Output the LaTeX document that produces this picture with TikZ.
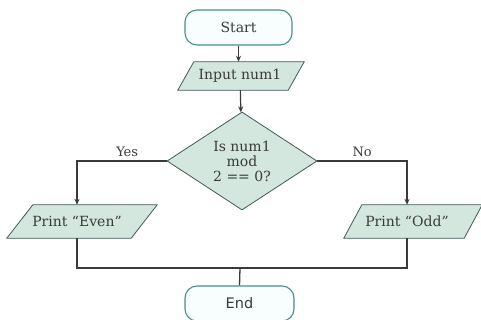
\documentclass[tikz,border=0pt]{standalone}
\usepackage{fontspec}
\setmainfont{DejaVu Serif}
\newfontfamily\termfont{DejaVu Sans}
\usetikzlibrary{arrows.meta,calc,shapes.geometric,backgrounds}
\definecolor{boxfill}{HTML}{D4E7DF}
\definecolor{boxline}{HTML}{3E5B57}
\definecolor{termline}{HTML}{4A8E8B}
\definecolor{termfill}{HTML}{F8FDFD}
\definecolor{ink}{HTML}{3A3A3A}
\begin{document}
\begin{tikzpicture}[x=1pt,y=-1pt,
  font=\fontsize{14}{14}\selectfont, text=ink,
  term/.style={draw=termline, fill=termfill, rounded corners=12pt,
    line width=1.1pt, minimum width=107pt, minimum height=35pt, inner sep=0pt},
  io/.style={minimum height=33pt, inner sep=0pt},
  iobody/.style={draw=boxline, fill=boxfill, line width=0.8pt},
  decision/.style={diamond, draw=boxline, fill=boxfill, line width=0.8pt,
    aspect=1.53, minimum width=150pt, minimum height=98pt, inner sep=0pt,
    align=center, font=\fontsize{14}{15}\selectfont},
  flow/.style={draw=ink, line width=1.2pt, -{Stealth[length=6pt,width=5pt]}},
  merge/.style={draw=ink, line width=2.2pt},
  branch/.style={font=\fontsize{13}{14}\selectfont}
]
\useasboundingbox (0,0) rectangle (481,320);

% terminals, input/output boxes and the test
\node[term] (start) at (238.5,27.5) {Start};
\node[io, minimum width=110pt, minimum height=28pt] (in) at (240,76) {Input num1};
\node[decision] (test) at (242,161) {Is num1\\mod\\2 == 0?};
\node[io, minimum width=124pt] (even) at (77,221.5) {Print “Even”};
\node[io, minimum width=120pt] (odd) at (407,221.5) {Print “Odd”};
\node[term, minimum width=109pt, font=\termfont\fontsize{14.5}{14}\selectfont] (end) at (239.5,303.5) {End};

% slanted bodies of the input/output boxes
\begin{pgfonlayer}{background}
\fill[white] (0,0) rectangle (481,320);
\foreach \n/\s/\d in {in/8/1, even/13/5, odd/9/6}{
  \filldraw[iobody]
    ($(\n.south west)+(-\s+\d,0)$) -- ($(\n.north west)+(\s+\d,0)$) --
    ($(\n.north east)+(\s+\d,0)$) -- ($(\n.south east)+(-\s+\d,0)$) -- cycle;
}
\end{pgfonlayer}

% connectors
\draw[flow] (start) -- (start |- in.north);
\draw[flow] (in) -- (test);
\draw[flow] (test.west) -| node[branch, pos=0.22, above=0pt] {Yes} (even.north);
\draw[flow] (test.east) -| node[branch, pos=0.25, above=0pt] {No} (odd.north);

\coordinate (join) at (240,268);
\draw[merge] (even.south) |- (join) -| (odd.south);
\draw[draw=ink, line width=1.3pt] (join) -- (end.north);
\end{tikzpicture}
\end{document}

══════════════════════════════

→ **WRITTEN EXERCISE**
Return the material line for line, from its beginning to the line that contains "(end) at (239.5,303.5)", with the pictures left out.

→ **CORRECT ANSWER**
Output the LaTeX document that produces this picture with TikZ.
\documentclass[tikz,border=0pt]{standalone}
\usepackage{fontspec}
\setmainfont{DejaVu Serif}
\newfontfamily\termfont{DejaVu Sans}
\usetikzlibrary{arrows.meta,calc,shapes.geometric,backgrounds}
\definecolor{boxfill}{HTML}{D4E7DF}
\definecolor{boxline}{HTML}{3E5B57}
\definecolor{termline}{HTML}{4A8E8B}
\definecolor{termfill}{HTML}{F8FDFD}
\definecolor{ink}{HTML}{3A3A3A}
\begin{document}
\begin{tikzpicture}[x=1pt,y=-1pt,
  font=\fontsize{14}{14}\selectfont, text=ink,
  term/.style={draw=termline, fill=termfill, rounded corners=12pt,
    line width=1.1pt, minimum width=107pt, minimum height=35pt, inner sep=0pt},
  io/.style={minimum height=33pt, inner sep=0pt},
  iobody/.style={draw=boxline, fill=boxfill, line width=0.8pt},
  decision/.style={diamond, draw=boxline, fill=boxfill, line width=0.8pt,
    aspect=1.53, minimum width=150pt, minimum height=98pt, inner sep=0pt,
    align=center, font=\fontsize{14}{15}\selectfont},
  flow/.style={draw=ink, line width=1.2pt, -{Stealth[length=6pt,width=5pt]}},
  merge/.style={draw=ink, line width=2.2pt},
  branch/.style={font=\fontsize{13}{14}\selectfont}
]
\useasboundingbox (0,0) rectangle (481,320);

% terminals, input/output boxes and the test
\node[term] (start) at (238.5,27.5) {Start};
\node[io, minimum width=110pt, minimum height=28pt] (in) at (240,76) {Input num1};
\node[decision] (test) at (242,161) {Is num1\\mod\\2 == 0?};
\node[io, minimum width=124pt] (even) at (77,221.5) {Print “Even”};
\node[io, minimum width=120pt] (odd) at (407,221.5) {Print “Odd”};
\node[term, minimum width=109pt, font=\termfont\fontsize{14.5}{14}\selectfont] (end) at (239.5,303.5) {End};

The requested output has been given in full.